After graduating high school, Beemer went to college, worked, got married, and had a family before returning to school bus driving in 1966, when she came aboard the newly formed Chapman Unified School District 473. She drove for the district for 51 years.

During her first year at the district, she drove a Chevy car with a removable sign on top that said "School Bus." The following year she had a nine-passenger bus and worked her way up to a bigger Type A bus. 

“I was asked to drive a Type C school bus, but said no, because if I did that I would probably have to drive a big wheat truck on the farm,” she explained. “I learned early on, once you start something you’re stuck with it.”

Being married to a farmer, a man who also happened to be her grade-school sweetheart, meant needing to help supplement their income. So Beemer kept driving, since the job also provided the opportunity for her to have the same schedule as her children.

Even after Beemer’s children grew up, she continued driving.

“We had to pay health insurance on our own and there was always something extra that we needed,” she said. “Next thing I knew, I was hauling my grandchildren.”  

The school district covers 550 square miles, with four elementary schools, one middle school, and one high school, according to a Kansas Department of Education report. Three of those elementary schools are located in rural areas along state highways; the rest are located in Chapman. There are 1,100 students in the district, and around 70% of them ride buses.

Randy Heller, transportation director for Chapman USD 473, said that because the district is so spread out, with children often living more than 20 miles from their respective schools, drivers take their buses home at night.

Beginning her route at 6:15 a.m., Beemer estimated that she drove around 70 miles a day, totaling four hours.

Despite the early mornings, she said that she enjoyed being able to drive so many children and watch them grow up over the years.

“It is important to take an interest in each student and what they like to do,” Beemer added. “Let them know you care about them. It has been enjoyable watching the many students I have hauled grow up and see what career path they chose to follow. Some came back to live in this area with their families, and I hauled their children.”

While driving allowed her to spend time with her family and help supplement their income, Beemer said it wasn’t without its challenges, especially when it came to student behavioral issues.

“Children’s bullying, lack of respect for others, and discipline problems make driving a school bus very challenging,” she said. “I say along with the other requirements for driving a bus it would be helpful if one had a degree in child psychology, human relations, nursing, and law enforcement.”

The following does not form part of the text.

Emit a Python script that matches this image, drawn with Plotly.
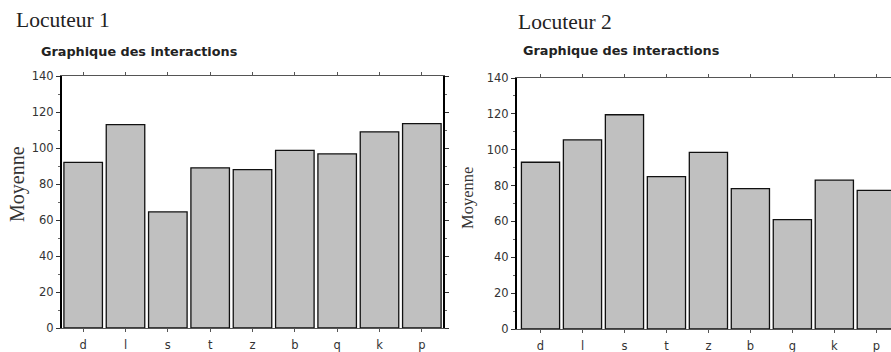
import plotly.graph_objects as go

categories_1 = ["d", "l", "s", "t", "z", "b", "q", "k", "p"]
values_1 = [92, 113, 64.5, 89, 88, 98.7, 96.7, 109, 113.5]
categories_2 = ["d", "l", "s", "t", "z", "b", "g", "k", "p"]
values_2 = [93, 105.5, 119.5, 85, 98.5, 78.3, 61, 83, 77.3]
y_ticks = [0, 20, 40, 60, 80, 100, 120, 140]

W, H = 891, 352
fig = go.Figure()
fig.add_trace(go.Bar(x=categories_1, y=values_1, marker=dict(color="#c0c0c0", line=dict(color="#111", width=1.3)),
                     xaxis="x", yaxis="y", showlegend=False))
fig.add_trace(go.Bar(x=categories_2, y=values_2, marker=dict(color="#c0c0c0", line=dict(color="#111", width=1.3)),
                     xaxis="x2", yaxis="y2", showlegend=False))

tickfont = dict(family="DejaVu Sans, Verdana, sans-serif", size=11.5, color="#333")
def xax(domain, anchor, rng):
    return dict(domain=domain, anchor=anchor, range=rng, showline=True, linecolor="#555", linewidth=1,
                mirror="allticks", ticks="outside", ticklen=3, tickcolor="#555", tickfont=tickfont,
                ticklabelstandoff=3,
                showgrid=False, zeroline=False, fixedrange=True, automargin=False)
def yax(domain, anchor):
    return dict(domain=domain, anchor=anchor, range=[0, 140], tickvals=y_ticks, showline=True, linecolor="#000",
                linewidth=2, mirror="allticks", ticks="outside", ticklen=4, tickcolor="#333", tickfont=tickfont,
                showgrid=False, zeroline=False, fixedrange=True, automargin=False,
                minor=dict(dtick=10, ticks="outside", ticklen=2, tickcolor="#666"))

fig.update_layout(
    width=W, height=H, margin=dict(l=0, r=0, t=0, b=0),
    paper_bgcolor="white", plot_bgcolor="white", bargap=0.09,
    xaxis=xax([62 / W, 443 / W], "y", [-0.5, 8.5]),
    yaxis=yax([(H - 328) / H, (H - 76) / H], "x"),
    xaxis2=xax([517 / W, 1.0], "y2", [-0.56, 8.35]),
    yaxis2=yax([(H - 329) / H, (H - 78) / H], "x2"),
)

serif = "Liberation Serif, Times New Roman, serif"
bold = "DejaVu Sans, Verdana, sans-serif"
ann = [
    dict(text="Locuteur 1", x=14, y=20, font=dict(family=serif, size=21.5, color="#222")),
    dict(text="<b>Graphique des interactions</b>", x=39, y=51, font=dict(family=bold, size=12.8, color="#222")),
    dict(text="Locuteur 2", x=516, y=22, font=dict(family=serif, size=21.5, color="#222")),
    dict(text="<b>Graphique des interactions</b>", x=521, y=50, font=dict(family=bold, size=12.8, color="#222")),
]
annotations = []
for a in ann:
    annotations.append(dict(text=a["text"], xref="paper", yref="paper", x=a["x"] / W, y=1 - a["y"] / H,
                            xanchor="left", yanchor="middle", showarrow=False, font=a["font"]))
annotations.append(dict(text="Moyenne", xref="paper", yref="paper", x=17 / W, y=1 - 184 / H, textangle=-90,
                        showarrow=False, xanchor="center", yanchor="middle",
                        font=dict(family=serif, size=20, color="#333")))
annotations.append(dict(text="Moyenne", xref="paper", yref="paper", x=467 / W, y=1 - 198 / H, textangle=-90,
                        showarrow=False, xanchor="center", yanchor="middle",
                        font=dict(family=serif, size=16.5, color="#333")))
fig.update_layout(annotations=annotations)

fig.write_html("out.html", config={"displayModeBar": False},
               post_script="document.body.style.margin='0';document.body.style.overflow='hidden';")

Heller agreed, relaying the story of how a kindergartner chewed off the top of his seat on the bus one day.

“[Beemer] talked to him and he showed her how he did it: just put his teeth right down there on the seat and he just started chewing like a little mouse. She said, ‘Why did you do that?’ and he said, ‘I don’t know.’”

Beemer officially retired in May. While she is full of mostly fond memories from her driving days, she said she enjoys being able to stay up until 11 p.m. without worrying about having to wake up early the next morning.

“There are some things I will not miss, like scraping ice off the windshield at 6 a.m. and driving in fog or on snow and ice.”

Beemer added that she plans to spend more time gardening, taking produce to the farmers market, exhibiting at the county and state fairs, and doing what kept her driving a school bus for so long — spending time with family.